Still, polls suggest that a majority of Ecuadorans approve of the seizures.

"I think that this is something that Ecuador was demanding for about 10 years, and basically no one had the guts to do it," said Ana Maria Correa, a political analyst and newspaper columnist in Quito. "The Isaias family had the justice system taken over basically through mafia-type actions."

The Isaias brothers, who could not be reached for comment, have previously denied wrongdoing and claimed they have become political scapegoats for the dire economic conditions in Ecuador in the late 1990s, during which many banks failed.

Another relative, Estefano Isaias, has sought asylum in the United States following the seizures of the companies.

"We are living in a dictatorship," he said.

For many Ecuadorans, the takeovers are difficult to separate from what is happening 160 miles west and nearly 9,000 feet below Quito, in the low hills along the humid Pacific coast. In Montecristi, a town best known for making Panama hats, the 130-member national assembly is in the final days of writing a new constitution for Ecuador, a major initiative for Correa.

Several political observers have said the president seized the companies to further his political agenda and ensure the passage of the new constitution in a September referendum.

"The timing is very clear, because the government was going down in the polls. There's no doubt this was used politically," said Pablo Lucio Paredes, a former government minister who is a member of the assembly.

"For the government, to have the yes (vote) in the referendum is basic, basic, basic. They will do anything to have the yes."

If approved, the new constitution could allow Correa to be elected to two consecutive four-year terms - in addition to the 18 months he has completed - for a potential 10-year run in a country that has had eight presidents in a decade and currently gives them no more than four consecutive years. Correa's opponents believe a new constitution would lead to more state control of the economy, redistribution of land and greater presidential control, while scaring away investment.

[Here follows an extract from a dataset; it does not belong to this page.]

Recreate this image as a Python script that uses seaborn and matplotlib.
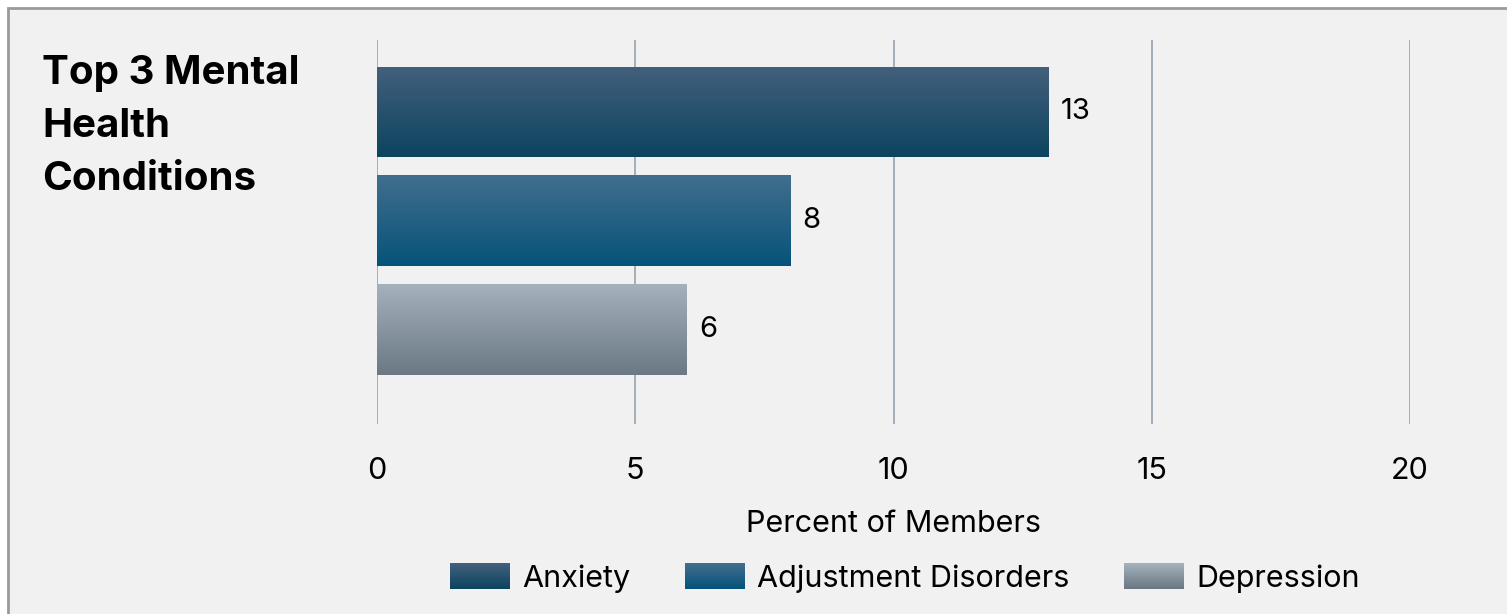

His supporters say that it will lead to stronger regulation to control corruption, and greater attention to the environment and the poor.

"The fact is that there are two (television) channels of national reach that are in the hands of the state, and that are administered by managers designated by the state, and they are probably going to be very open to the public propaganda in these months before the referendum," said Adrián Bonilla, a political analyst and the director of FLACSO, a Latin American graduate school and think tank based in Quito.

"I don't think they'll sell them before the referendum."